Aim: Images are not part of the copy; write out the rest of the data exactly as given.
━━━ Supplied data ━━━
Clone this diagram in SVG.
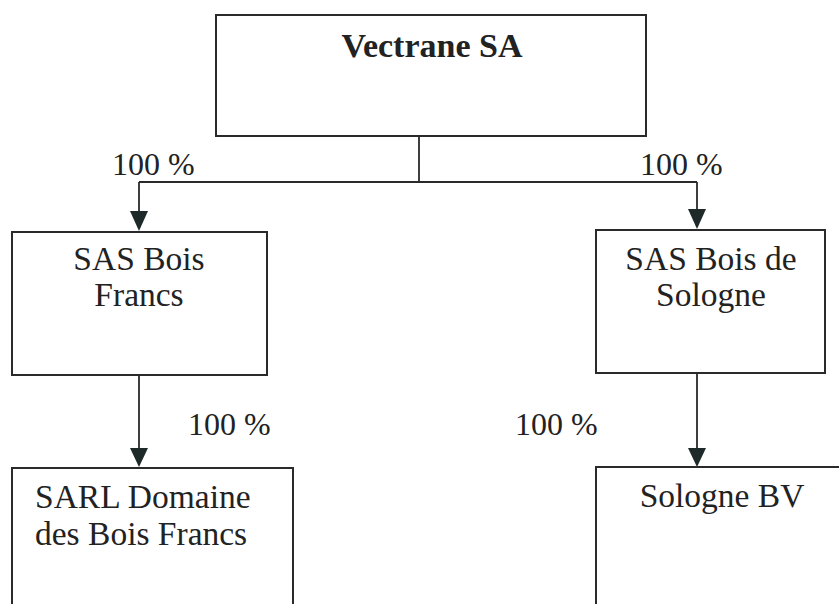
<svg xmlns="http://www.w3.org/2000/svg" width="839" height="604" viewBox="0 0 839 604">
<defs>
<style>
.box{fill:#fff;stroke:#2a2a2a;stroke-width:2}
.ln{fill:none;stroke:#2a2a2a;stroke-width:1.8}
.ah{fill:#1e2a2a}
</style>
</defs>
<rect width="839" height="604" fill="#fff"/>
<g font-family="Liberation Serif, Times New Roman, DejaVu Serif, serif" fill="#222">
<g id="connectors">
<path class="ln" d="M419,136 V182"/>
<path class="ln" d="M139,182 H697"/>
<line class="ln" x1="139" y1="182" x2="139" y2="212"/>
<path class="ah" d="M130,211 L148,211 L139,231 Z"/>
<line class="ln" x1="697" y1="182" x2="697" y2="210"/>
<path class="ah" d="M688,209 L706,209 L697,229 Z"/>
<line class="ln" x1="139" y1="375" x2="139" y2="449"/>
<path class="ah" d="M130,448 L148,448 L139,467 Z"/>
<line class="ln" x1="697" y1="373" x2="697" y2="449"/>
<path class="ah" d="M688,448 L706,448 L697,467 Z"/>
<g font-size="32">
<text x="112" y="175">100 %</text>
<text x="640" y="175">100 %</text>
<text x="188" y="435">100 %</text>
<text x="515" y="435">100 %</text>
</g>
</g>
<g id="vectrane">
<rect class="box" x="216" y="15" width="430" height="121"/>
<text x="432" y="57" text-anchor="middle" font-size="34" font-weight="bold">Vectrane SA</text>
</g>
<g id="bois-francs" font-size="33.5">
<rect class="box" x="12" y="232" width="255" height="143"/>
<text x="139" y="270" text-anchor="middle">SAS Bois</text>
<text x="139" y="306" text-anchor="middle">Francs</text>
</g>
<g id="bois-sologne" font-size="33.5">
<rect class="box" x="596" y="230" width="229" height="143"/>
<text x="711" y="270" text-anchor="middle">SAS Bois de</text>
<text x="711" y="306" text-anchor="middle">Sologne</text>
</g>
<g id="sarl-domaine" font-size="33.5">
<rect class="box" x="12" y="468" width="281" height="160"/>
<text x="35" y="508">SARL Domaine</text>
<text x="35" y="545">des Bois Francs</text>
</g>
<g id="sologne-bv" font-size="33.5">
<rect class="box" x="596" y="467" width="260" height="160"/>
<text x="722" y="507" text-anchor="middle">Sologne BV</text>
</g>
</g>
</svg>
━━━
Response:
Clone this diagram in SVG.
<svg xmlns="http://www.w3.org/2000/svg" width="839" height="604" viewBox="0 0 839 604">
<defs>
<style>
.box{fill:#fff;stroke:#2a2a2a;stroke-width:2}
.ln{fill:none;stroke:#2a2a2a;stroke-width:1.8}
.ah{fill:#1e2a2a}
</style>
</defs>
<rect width="839" height="604" fill="#fff"/>
<g font-family="Liberation Serif, Times New Roman, DejaVu Serif, serif" fill="#222">
<g id="connectors">
<path class="ln" d="M419,136 V182"/>
<path class="ln" d="M139,182 H697"/>
<line class="ln" x1="139" y1="182" x2="139" y2="212"/>
<path class="ah" d="M130,211 L148,211 L139,231 Z"/>
<line class="ln" x1="697" y1="182" x2="697" y2="210"/>
<path class="ah" d="M688,209 L706,209 L697,229 Z"/>
<line class="ln" x1="139" y1="375" x2="139" y2="449"/>
<path class="ah" d="M130,448 L148,448 L139,467 Z"/>
<line class="ln" x1="697" y1="373" x2="697" y2="449"/>
<path class="ah" d="M688,448 L706,448 L697,467 Z"/>
<g font-size="32">
<text x="112" y="175">100 %</text>
<text x="640" y="175">100 %</text>
<text x="188" y="435">100 %</text>
<text x="515" y="435">100 %</text>
</g>
</g>
<g id="vectrane">
<rect class="box" x="216" y="15" width="430" height="121"/>
<text x="432" y="57" text-anchor="middle" font-size="34" font-weight="bold">Vectrane SA</text>
</g>
<g id="bois-francs" font-size="33.5">
<rect class="box" x="12" y="232" width="255" height="143"/>
<text x="139" y="270" text-anchor="middle">SAS Bois</text>
<text x="139" y="306" text-anchor="middle">Francs</text>
</g>
<g id="bois-sologne" font-size="33.5">
<rect class="box" x="596" y="230" width="229" height="143"/>
<text x="711" y="270" text-anchor="middle">SAS Bois de</text>
<text x="711" y="306" text-anchor="middle">Sologne</text>
</g>
<g id="sarl-domaine" font-size="33.5">
<rect class="box" x="12" y="468" width="281" height="160"/>
<text x="35" y="508">SARL Domaine</text>
<text x="35" y="545">des Bois Francs</text>
</g>
<g id="sologne-bv" font-size="33.5">
<rect class="box" x="596" y="467" width="260" height="160"/>
<text x="722" y="507" text-anchor="middle">Sologne BV</text>
</g>
</g>
</svg>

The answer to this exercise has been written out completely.